Classified Information Procedures Act
- Nature of the “Privilege.” CIPA establishes procedures for the protection of
classified national security information at all stages of a proceeding, to include discovery. CIPA does not, however, create an evidentiary privilege; indeed, the
legislative history of CIPA indicates that it was not intended to alter existing standards for determining relevance and admissibility. See United States v.
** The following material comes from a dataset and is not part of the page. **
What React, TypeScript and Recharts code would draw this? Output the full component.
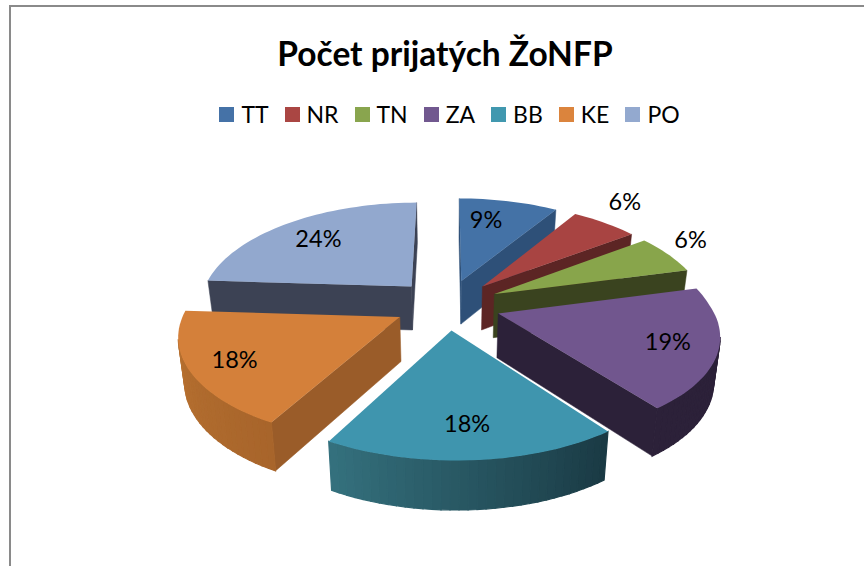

Smith, 780 F.2d 1102 (4th Cir. 1985) (favorably quoting a lower court for the
proposition that CIPA is merely a procedural tool requiring a pretrial court ruling on the admissibility of classified evidence).
- Much broader than the state secrets privilege.
- Recognizes the power of the executive branch to determine that public
disclosure of classified evidence will not be made in a criminal trial.
- Outlines procedures to protect against threat of disclosure or unnecessary
- Requires the defendant to give notice of intent to reveal classified
information as part of the defense.
- Gives several options to government:
- Seek a ruling that some or all of the information is immaterial.
- Move for substitution of non-sensitive summary information.
- Move for redaction of sensitive information.
- Admit facts sought to be proven.
- If government is unwilling or unable to disclose, court may dismiss
charges or provide appropriate relief.
Claiming the Privilege. CIPA contains a number of specific sections for
determining whether classified evidence or substitutes are relevant and
admissible at trial. If a court concludes under CIPA that classified evidence is
relevant at trial, the government may still be able to claim a privilege and
withhold the evidence. For example, in United States v. Smith, the defendant was
charged with several counts of espionage that occurred when he worked for the
Army Intelligence Security Command (INSCOM). In his defense, he argued that
he had turned material over to the Russians under the direction of two men whom
he believed to be CIA agents as part of a double-agent operation. At trial, he
wanted to introduce classified evidence to support his claim. The district court
found the evidence admissible, but the 4th Circuit reversed, holding that the
district court should have applied a qualified privilege similar to the common law
informer’s privilege recognized in Roviaro v. United States, 353 U.S. 53. Smith,
780 F.2d at 1106-07. The key is that CIPA now permits the government to
claim its privilege prior to trial. See Smith, 780 F.2d at 1109.